» **The request**
Reproduce every line of the listing as written, apart from the pictures.

(Code that draws figures)
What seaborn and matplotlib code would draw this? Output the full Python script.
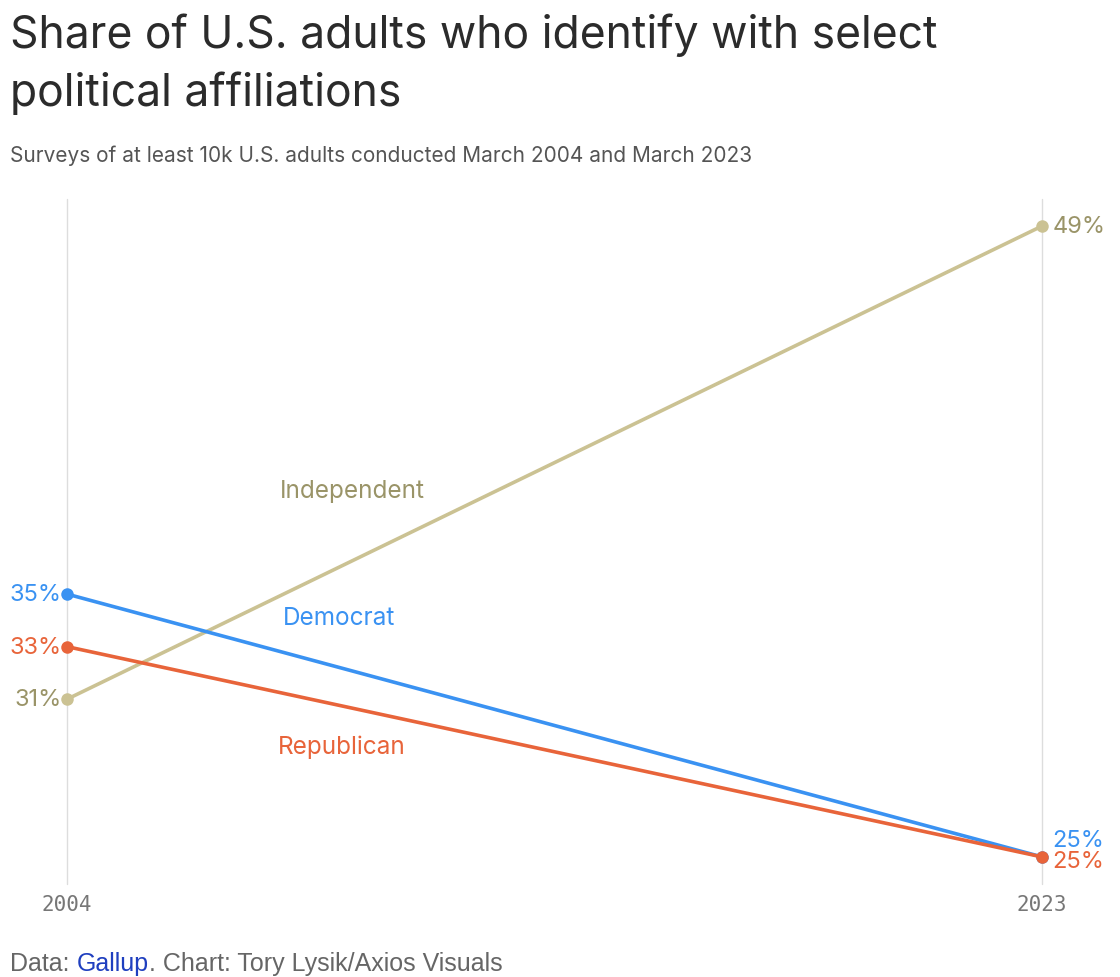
import numpy as np
import pandas as pd
import seaborn as sns
import matplotlib.pyplot as plt

years = [2004, 2023]
parties = ['Independent', 'Democrat', 'Republican']
independent = [31, 49]
democrat = [35, 25]
republican = [33, 25]

line_colors = {'Independent': '#cbc293', 'Democrat': '#3a92f2', 'Republican': '#e8643a'}
text_colors = {'Independent': '#9a9468', 'Democrat': '#3a92f2', 'Republican': '#e8643a'}

df = pd.DataFrame({
    'year': years * 3,
    'party': [p for p in parties for _ in years],
    'share': independent + democrat + republican,
})

sns.set_style('white')
plt.rcParams['font.family'] = ['Inter', 'DejaVu Sans']

fig = plt.figure(figsize=(11.2, 9.78), dpi=100)
ax = fig.add_axes([67 / 1120, 1 - 885 / 978, 975 / 1120, 685 / 978])

sns.lineplot(data=df, x='year', y='share', hue='party', palette=line_colors,
             linewidth=2.6, marker='o', markersize=9, markeredgewidth=0,
             legend=False, ax=ax, clip_on=False)

ax.set_xlim(2004, 2023)
ax.set_ylim(23.97, 50.03)
for x in years:
    ax.axvline(x, color='#dddddd', linewidth=1, zorder=0, clip_on=False)
for s in ax.spines.values():
    s.set_visible(False)
ax.set_yticks([])
ax.set_xticks(years)
ax.set_xticklabels([str(y) for y in years], family='DejaVu Sans Mono',
                   fontsize=15, color='#777777')
ax.tick_params(axis='x', length=0, pad=7)
ax.set_xlabel('')
ax.set_ylabel('')

# endpoint labels
vals = {'Independent': independent, 'Democrat': democrat, 'Republican': republican}
end_offset = {'Independent': 0, 'Democrat': 0.65, 'Republican': -0.15}
for p in parties:
    v0, v1 = vals[p]
    ax.text(2004 - 0.1, v0, f'{v0}%', ha='right', va='center', fontsize=17,
            color=text_colors[p])
    ax.text(2023 + 0.2, v1 + end_offset[p], f'{v1}%', ha='left', va='center',
            fontsize=17, color=text_colors[p])

# series labels
ax.text(2008.15, 38.95, 'Independent', fontsize=17.5, color=text_colors['Independent'], va='center')
ax.text(2008.2, 34.1, 'Democrat', fontsize=17.5, color=text_colors['Democrat'], va='center')
ax.text(2008.1, 29.2, 'Republican', fontsize=17.5, color=text_colors['Republican'], va='center')

fig.text(10 / 1120, 1 - 13 / 978, 'Share of U.S. adults who identify with select\npolitical affiliations',
         fontsize=32, color='#2b2b2b', va='top', ha='left', linespacing=1.42)
fig.text(10 / 1120, 1 - 156 / 978, 'Surveys of at least 10k U.S. adults conducted March 2004 and March 2023',
         fontsize=15, color='#555555', va='center', ha='left')

foot_y = 1 - 964 / 978
t1 = fig.text(10 / 1120, foot_y, 'Data: ', fontsize=18, color='#666666',
              family='Liberation Sans', va='center')
fig.canvas.draw()
bb = t1.get_window_extent()
t2 = fig.text(bb.x1 / 1120, foot_y, 'Gallup', fontsize=18, color='#1f3fbf',
              family='Liberation Sans', va='center')
bb = t2.get_window_extent()
fig.text(bb.x1 / 1120, foot_y, '. Chart: Tory Lysik/Axios Visuals', fontsize=18,
         color='#666666', family='Liberation Sans', va='center')

fig.savefig('out.png', dpi=100)
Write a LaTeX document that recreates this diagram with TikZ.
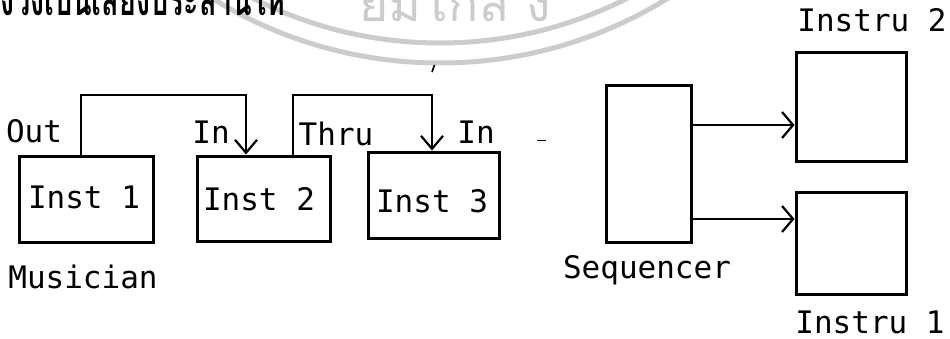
\documentclass[tikz,border=0pt]{standalone}
\usepackage{fontspec}
\usepackage{graphicx}
\setmonofont{DejaVu Sans Mono}
\newfontfamily\thaifont[Script=Thai]{Loma}
\usetikzlibrary{arrows.meta}
\begin{document}
\begin{tikzpicture}[x=1pt,y=1pt,
  frame/.style={draw, line width=3pt, inner sep=0pt},
  wire/.style={line width=2.5pt},
  vtip/.style={-{Straight Barb[length=13pt,width=22pt,line width=2.2pt]}},
  htip/.style={-{Straight Barb[length=11pt,width=26pt,line width=2.2pt]}},
  tag/.style={font=\ttfamily\fontsize{31}{31}\selectfont, inner sep=0pt, anchor=base},
  ghost/.style={line width=5pt, draw=black!20},
]
\useasboundingbox (0,0) rectangle (950,338);

% faint seal in the background and the clipped heading line
\begin{scope}
  \clip (0,0) rectangle (950,338);
  \draw[ghost] (440,708) circle (433pt);
  \draw[ghost] (440,708) circle (413pt);
  \node[anchor=base, inner sep=0pt, text=black!20] (seal) at (455,316)
    {\thaifont\fontsize{50}{50}\selectfont ยมโกล ง};
  \node[anchor=base west, inner sep=0pt] (head) at (0,322)
    {\resizebox{285pt}{!}{\scalebox{1}[1.5]{\thaifont\bfseries งวงเป็นเสียงประสานให้}}};
\end{scope}

% instruments chained by MIDI
\node[frame, minimum width=134pt, minimum height=86pt] (inst1) at (86,139) {};
\node[frame, minimum width=133pt, minimum height=85pt] (inst2) at (263.5,139.5) {};
\node[frame, minimum width=131pt, minimum height=86pt] (inst3) at (433.5,143) {};
\node[tag] (t1) at (84,130) {Inst 1};
\node[tag] (t2) at (259,128) {Inst 2};
\node[tag] (t3) at (432,126) {Inst 3};

\draw[wire, vtip] (inst1.north -| 81,0) |- (246,243) -- (inst2.north -| 246,0);
\draw[wire, vtip] (inst2.north -| 293,0) |- (432,243) -- (inst3.north -| 432,0);

\node[tag] (out) at (34,196) {Out};
\node[tag] (in2) at (211,195) {In};
\node[tag] (thru) at (336,193) {Thru};
\node[tag] (in3) at (476,195) {In};
\node[tag] (mus) at (83,50) {Musician};

% sequencer driving two instruments
\node[frame, minimum width=85pt, minimum height=156pt] (seq) at (648.5,174) {};
\node[frame, minimum width=110pt, minimum height=108pt] (ins2) at (851,231) {};
\node[frame, minimum width=110pt, minimum height=102pt] (ins1) at (851,95) {};

\draw[wire, htip] (seq.east |- 0,213) -- (ins2.west |- 0,213);
\draw[wire, htip] (seq.east |- 0,119) -- (ins1.west |- 0,119);

\node[tag] (seqlbl) at (647,60) {Sequencer};
\node[tag] (lbl2) at (872,306) {Instru 2};
\node[tag] (lbl1) at (870,5) {Instru 1};

% stray specks
\draw[line width=1.6pt] (434.5,273) -- (432,266);
\draw[line width=1pt] (537,198) -- (546,198);
\end{tikzpicture}
\end{document}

» **Response**
What seaborn and matplotlib code would draw this? Output the full Python script.
import numpy as np
import pandas as pd
import seaborn as sns
import matplotlib.pyplot as plt

years = [2004, 2023]
parties = ['Independent', 'Democrat', 'Republican']
independent = [31, 49]
democrat = [35, 25]
republican = [33, 25]

line_colors = {'Independent': '#cbc293', 'Democrat': '#3a92f2', 'Republican': '#e8643a'}
text_colors = {'Independent': '#9a9468', 'Democrat': '#3a92f2', 'Republican': '#e8643a'}

df = pd.DataFrame({
    'year': years * 3,
    'party': [p for p in parties for _ in years],
    'share': independent + democrat + republican,
})

sns.set_style('white')
plt.rcParams['font.family'] = ['Inter', 'DejaVu Sans']

fig = plt.figure(figsize=(11.2, 9.78), dpi=100)
ax = fig.add_axes([67 / 1120, 1 - 885 / 978, 975 / 1120, 685 / 978])

sns.lineplot(data=df, x='year', y='share', hue='party', palette=line_colors,
             linewidth=2.6, marker='o', markersize=9, markeredgewidth=0,
             legend=False, ax=ax, clip_on=False)

ax.set_xlim(2004, 2023)
ax.set_ylim(23.97, 50.03)
for x in years:
    ax.axvline(x, color='#dddddd', linewidth=1, zorder=0, clip_on=False)
for s in ax.spines.values():
    s.set_visible(False)
ax.set_yticks([])
ax.set_xticks(years)
ax.set_xticklabels([str(y) for y in years], family='DejaVu Sans Mono',
                   fontsize=15, color='#777777')
ax.tick_params(axis='x', length=0, pad=7)
ax.set_xlabel('')
ax.set_ylabel('')

# endpoint labels
vals = {'Independent': independent, 'Democrat': democrat, 'Republican': republican}
end_offset = {'Independent': 0, 'Democrat': 0.65, 'Republican': -0.15}
for p in parties:
    v0, v1 = vals[p]
    ax.text(2004 - 0.1, v0, f'{v0}%', ha='right', va='center', fontsize=17,
            color=text_colors[p])
    ax.text(2023 + 0.2, v1 + end_offset[p], f'{v1}%', ha='left', va='center',
            fontsize=17, color=text_colors[p])

# series labels
ax.text(2008.15, 38.95, 'Independent', fontsize=17.5, color=text_colors['Independent'], va='center')
ax.text(2008.2, 34.1, 'Democrat', fontsize=17.5, color=text_colors['Democrat'], va='center')
ax.text(2008.1, 29.2, 'Republican', fontsize=17.5, color=text_colors['Republican'], va='center')

fig.text(10 / 1120, 1 - 13 / 978, 'Share of U.S. adults who identify with select\npolitical affiliations',
         fontsize=32, color='#2b2b2b', va='top', ha='left', linespacing=1.42)
fig.text(10 / 1120, 1 - 156 / 978, 'Surveys of at least 10k U.S. adults conducted March 2004 and March 2023',
         fontsize=15, color='#555555', va='center', ha='left')

foot_y = 1 - 964 / 978
t1 = fig.text(10 / 1120, foot_y, 'Data: ', fontsize=18, color='#666666',
              family='Liberation Sans', va='center')
fig.canvas.draw()
bb = t1.get_window_extent()
t2 = fig.text(bb.x1 / 1120, foot_y, 'Gallup', fontsize=18, color='#1f3fbf',
              family='Liberation Sans', va='center')
bb = t2.get_window_extent()
fig.text(bb.x1 / 1120, foot_y, '. Chart: Tory Lysik/Axios Visuals', fontsize=18,
         color='#666666', family='Liberation Sans', va='center')

fig.savefig('out.png', dpi=100)
Write a LaTeX document that recreates this diagram with TikZ.
\documentclass[tikz,border=0pt]{standalone}
\usepackage{fontspec}
\usepackage{graphicx}
\setmonofont{DejaVu Sans Mono}
\newfontfamily\thaifont[Script=Thai]{Loma}
\usetikzlibrary{arrows.meta}
\begin{document}
\begin{tikzpicture}[x=1pt,y=1pt,
  frame/.style={draw, line width=3pt, inner sep=0pt},
  wire/.style={line width=2.5pt},
  vtip/.style={-{Straight Barb[length=13pt,width=22pt,line width=2.2pt]}},
  htip/.style={-{Straight Barb[length=11pt,width=26pt,line width=2.2pt]}},
  tag/.style={font=\ttfamily\fontsize{31}{31}\selectfont, inner sep=0pt, anchor=base},
  ghost/.style={line width=5pt, draw=black!20},
]
\useasboundingbox (0,0) rectangle (950,338);

% faint seal in the background and the clipped heading line
\begin{scope}
  \clip (0,0) rectangle (950,338);
  \draw[ghost] (440,708) circle (433pt);
  \draw[ghost] (440,708) circle (413pt);
  \node[anchor=base, inner sep=0pt, text=black!20] (seal) at (455,316)
    {\thaifont\fontsize{50}{50}\selectfont ยมโกล ง};
  \node[anchor=base west, inner sep=0pt] (head) at (0,322)
    {\resizebox{285pt}{!}{\scalebox{1}[1.5]{\thaifont\bfseries งวงเป็นเสียงประสานให้}}};
\end{scope}

% instruments chained by MIDI
\node[frame, minimum width=134pt, minimum height=86pt] (inst1) at (86,139) {};
\node[frame, minimum width=133pt, minimum height=85pt] (inst2) at (263.5,139.5) {};
\node[frame, minimum width=131pt, minimum height=86pt] (inst3) at (433.5,143) {};
\node[tag] (t1) at (84,130) {Inst 1};
\node[tag] (t2) at (259,128) {Inst 2};
\node[tag] (t3) at (432,126) {Inst 3};

\draw[wire, vtip] (inst1.north -| 81,0) |- (246,243) -- (inst2.north -| 246,0);
\draw[wire, vtip] (inst2.north -| 293,0) |- (432,243) -- (inst3.north -| 432,0);

\node[tag] (out) at (34,196) {Out};
\node[tag] (in2) at (211,195) {In};
\node[tag] (thru) at (336,193) {Thru};
\node[tag] (in3) at (476,195) {In};
\node[tag] (mus) at (83,50) {Musician};

% sequencer driving two instruments
\node[frame, minimum width=85pt, minimum height=156pt] (seq) at (648.5,174) {};
\node[frame, minimum width=110pt, minimum height=108pt] (ins2) at (851,231) {};
\node[frame, minimum width=110pt, minimum height=102pt] (ins1) at (851,95) {};

\draw[wire, htip] (seq.east |- 0,213) -- (ins2.west |- 0,213);
\draw[wire, htip] (seq.east |- 0,119) -- (ins1.west |- 0,119);

\node[tag] (seqlbl) at (647,60) {Sequencer};
\node[tag] (lbl2) at (872,306) {Instru 2};
\node[tag] (lbl1) at (870,5) {Instru 1};

% stray specks
\draw[line width=1.6pt] (434.5,273) -- (432,266);
\draw[line width=1pt] (537,198) -- (546,198);
\end{tikzpicture}
\end{document}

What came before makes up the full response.